Data shown:
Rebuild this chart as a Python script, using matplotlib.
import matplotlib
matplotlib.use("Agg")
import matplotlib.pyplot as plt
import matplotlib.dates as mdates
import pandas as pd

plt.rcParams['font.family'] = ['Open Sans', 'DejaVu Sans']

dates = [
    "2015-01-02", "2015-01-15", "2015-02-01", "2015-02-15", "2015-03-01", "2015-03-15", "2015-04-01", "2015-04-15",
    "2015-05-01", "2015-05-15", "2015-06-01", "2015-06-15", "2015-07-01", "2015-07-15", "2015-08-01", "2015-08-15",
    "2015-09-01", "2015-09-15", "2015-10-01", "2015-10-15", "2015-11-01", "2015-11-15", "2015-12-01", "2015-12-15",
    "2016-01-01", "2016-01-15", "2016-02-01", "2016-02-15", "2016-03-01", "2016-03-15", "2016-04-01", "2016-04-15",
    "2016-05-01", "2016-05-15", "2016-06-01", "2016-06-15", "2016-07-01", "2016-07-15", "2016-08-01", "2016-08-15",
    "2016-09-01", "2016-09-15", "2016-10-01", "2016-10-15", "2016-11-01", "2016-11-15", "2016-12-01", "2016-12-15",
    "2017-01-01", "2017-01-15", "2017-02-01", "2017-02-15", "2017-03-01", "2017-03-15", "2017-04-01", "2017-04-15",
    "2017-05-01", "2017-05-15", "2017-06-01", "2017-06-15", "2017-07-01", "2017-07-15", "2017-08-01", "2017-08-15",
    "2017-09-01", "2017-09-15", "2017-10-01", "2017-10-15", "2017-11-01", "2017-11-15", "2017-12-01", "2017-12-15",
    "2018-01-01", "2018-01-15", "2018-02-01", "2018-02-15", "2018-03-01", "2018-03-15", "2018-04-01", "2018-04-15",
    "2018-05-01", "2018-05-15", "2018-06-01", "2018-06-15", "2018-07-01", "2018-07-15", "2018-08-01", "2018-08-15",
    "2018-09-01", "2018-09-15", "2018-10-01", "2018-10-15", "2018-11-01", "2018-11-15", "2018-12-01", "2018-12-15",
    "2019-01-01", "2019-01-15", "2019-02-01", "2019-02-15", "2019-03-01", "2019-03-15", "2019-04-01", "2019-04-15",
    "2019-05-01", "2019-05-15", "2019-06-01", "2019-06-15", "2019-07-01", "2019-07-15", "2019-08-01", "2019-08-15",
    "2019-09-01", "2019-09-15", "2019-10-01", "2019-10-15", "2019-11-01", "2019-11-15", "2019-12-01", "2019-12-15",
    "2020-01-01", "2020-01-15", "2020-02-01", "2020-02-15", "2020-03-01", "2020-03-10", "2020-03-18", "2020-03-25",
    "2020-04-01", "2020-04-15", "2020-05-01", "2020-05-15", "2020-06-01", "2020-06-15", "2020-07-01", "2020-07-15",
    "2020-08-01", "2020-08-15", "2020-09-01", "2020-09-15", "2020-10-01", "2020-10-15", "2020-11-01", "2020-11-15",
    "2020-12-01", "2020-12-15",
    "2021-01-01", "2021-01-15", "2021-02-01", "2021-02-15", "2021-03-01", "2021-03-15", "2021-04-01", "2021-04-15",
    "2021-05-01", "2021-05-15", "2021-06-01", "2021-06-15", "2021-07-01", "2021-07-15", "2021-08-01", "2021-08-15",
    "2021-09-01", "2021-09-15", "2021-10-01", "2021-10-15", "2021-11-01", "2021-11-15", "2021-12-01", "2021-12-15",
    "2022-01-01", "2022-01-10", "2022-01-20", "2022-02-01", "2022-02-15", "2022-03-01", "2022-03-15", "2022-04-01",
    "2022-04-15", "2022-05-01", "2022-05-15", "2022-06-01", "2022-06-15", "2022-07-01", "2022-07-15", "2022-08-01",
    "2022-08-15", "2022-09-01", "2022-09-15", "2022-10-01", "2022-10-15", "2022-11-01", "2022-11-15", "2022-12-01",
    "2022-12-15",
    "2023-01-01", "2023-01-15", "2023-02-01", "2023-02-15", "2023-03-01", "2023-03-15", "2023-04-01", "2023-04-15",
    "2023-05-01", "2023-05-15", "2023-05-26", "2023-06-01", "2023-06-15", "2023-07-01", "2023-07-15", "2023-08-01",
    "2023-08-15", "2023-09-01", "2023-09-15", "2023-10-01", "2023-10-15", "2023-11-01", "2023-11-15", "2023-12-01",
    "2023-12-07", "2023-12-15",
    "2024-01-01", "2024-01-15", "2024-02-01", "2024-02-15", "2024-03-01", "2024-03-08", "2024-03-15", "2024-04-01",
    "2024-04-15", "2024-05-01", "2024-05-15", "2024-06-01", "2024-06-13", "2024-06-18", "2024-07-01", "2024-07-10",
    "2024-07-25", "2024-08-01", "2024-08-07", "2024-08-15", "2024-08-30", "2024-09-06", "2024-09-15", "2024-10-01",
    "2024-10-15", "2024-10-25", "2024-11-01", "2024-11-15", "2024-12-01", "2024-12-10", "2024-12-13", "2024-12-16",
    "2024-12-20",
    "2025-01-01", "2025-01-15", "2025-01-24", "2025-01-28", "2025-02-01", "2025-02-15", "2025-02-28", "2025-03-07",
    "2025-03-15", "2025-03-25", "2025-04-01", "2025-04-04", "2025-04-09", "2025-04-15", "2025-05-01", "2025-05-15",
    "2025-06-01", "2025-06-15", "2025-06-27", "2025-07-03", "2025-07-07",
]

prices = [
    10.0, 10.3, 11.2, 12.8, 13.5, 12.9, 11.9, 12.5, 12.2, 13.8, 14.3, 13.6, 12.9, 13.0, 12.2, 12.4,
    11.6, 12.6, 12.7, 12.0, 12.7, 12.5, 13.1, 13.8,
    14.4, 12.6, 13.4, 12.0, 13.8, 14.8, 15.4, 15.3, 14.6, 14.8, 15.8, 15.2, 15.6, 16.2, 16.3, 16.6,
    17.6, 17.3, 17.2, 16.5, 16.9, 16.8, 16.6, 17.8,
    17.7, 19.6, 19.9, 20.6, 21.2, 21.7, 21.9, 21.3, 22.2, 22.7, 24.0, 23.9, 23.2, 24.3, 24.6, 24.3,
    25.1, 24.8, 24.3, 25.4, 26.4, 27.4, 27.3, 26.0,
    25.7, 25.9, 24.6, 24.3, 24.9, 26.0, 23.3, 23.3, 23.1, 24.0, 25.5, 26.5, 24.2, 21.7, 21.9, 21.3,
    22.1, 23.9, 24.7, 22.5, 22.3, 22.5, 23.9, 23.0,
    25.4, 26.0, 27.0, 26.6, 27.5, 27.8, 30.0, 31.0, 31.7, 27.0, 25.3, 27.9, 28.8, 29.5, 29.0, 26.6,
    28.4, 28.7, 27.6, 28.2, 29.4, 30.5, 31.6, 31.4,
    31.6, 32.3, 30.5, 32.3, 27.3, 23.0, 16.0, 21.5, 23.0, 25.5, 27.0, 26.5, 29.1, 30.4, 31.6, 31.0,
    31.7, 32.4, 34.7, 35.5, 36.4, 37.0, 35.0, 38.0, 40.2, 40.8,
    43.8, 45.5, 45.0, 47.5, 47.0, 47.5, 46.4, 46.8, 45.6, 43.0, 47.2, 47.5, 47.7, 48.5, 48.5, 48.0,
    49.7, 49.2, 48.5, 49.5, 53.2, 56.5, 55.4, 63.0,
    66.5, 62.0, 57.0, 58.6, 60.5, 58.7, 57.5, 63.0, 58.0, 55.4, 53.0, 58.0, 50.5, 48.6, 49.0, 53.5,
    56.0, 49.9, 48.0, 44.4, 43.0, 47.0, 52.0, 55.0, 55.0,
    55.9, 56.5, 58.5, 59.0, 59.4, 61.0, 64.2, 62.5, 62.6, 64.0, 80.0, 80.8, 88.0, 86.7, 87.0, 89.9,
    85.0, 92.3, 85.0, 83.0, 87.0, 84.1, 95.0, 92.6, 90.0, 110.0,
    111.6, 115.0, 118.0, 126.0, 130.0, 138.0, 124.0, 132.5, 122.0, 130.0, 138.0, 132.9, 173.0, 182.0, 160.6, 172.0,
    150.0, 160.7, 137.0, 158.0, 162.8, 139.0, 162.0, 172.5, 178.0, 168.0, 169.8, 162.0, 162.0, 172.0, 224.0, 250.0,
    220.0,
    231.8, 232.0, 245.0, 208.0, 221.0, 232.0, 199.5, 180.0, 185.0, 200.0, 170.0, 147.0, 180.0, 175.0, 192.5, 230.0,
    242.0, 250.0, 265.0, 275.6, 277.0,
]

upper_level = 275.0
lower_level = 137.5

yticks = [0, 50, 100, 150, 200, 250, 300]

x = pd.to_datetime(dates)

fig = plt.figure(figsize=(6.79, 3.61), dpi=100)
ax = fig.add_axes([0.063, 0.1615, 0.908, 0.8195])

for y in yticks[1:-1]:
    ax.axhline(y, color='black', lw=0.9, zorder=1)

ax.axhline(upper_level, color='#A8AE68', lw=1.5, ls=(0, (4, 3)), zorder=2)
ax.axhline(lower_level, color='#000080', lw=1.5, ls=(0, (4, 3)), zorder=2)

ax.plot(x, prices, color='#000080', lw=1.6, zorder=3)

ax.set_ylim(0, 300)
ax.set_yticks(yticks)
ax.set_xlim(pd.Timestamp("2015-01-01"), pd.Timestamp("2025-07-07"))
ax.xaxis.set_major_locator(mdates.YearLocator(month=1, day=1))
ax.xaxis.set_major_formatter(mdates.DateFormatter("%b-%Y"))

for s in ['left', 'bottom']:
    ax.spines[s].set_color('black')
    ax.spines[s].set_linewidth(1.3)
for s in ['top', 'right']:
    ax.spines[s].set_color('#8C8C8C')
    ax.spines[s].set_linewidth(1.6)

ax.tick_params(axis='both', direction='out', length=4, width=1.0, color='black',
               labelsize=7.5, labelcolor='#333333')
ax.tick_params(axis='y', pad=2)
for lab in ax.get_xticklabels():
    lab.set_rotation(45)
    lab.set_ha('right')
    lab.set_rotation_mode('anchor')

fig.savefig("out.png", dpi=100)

What is being asked:
Return the lines above precisely as they appear, beginning at the first line and ending at the line with "plt.rcParams['font.family'] = ['Open", and nothing after it.

The reply:
Rebuild this chart as a Python script, using matplotlib.
import matplotlib
matplotlib.use("Agg")
import matplotlib.pyplot as plt
import matplotlib.dates as mdates
import pandas as pd

plt.rcParams['font.family'] = ['Open Sans', 'DejaVu Sans']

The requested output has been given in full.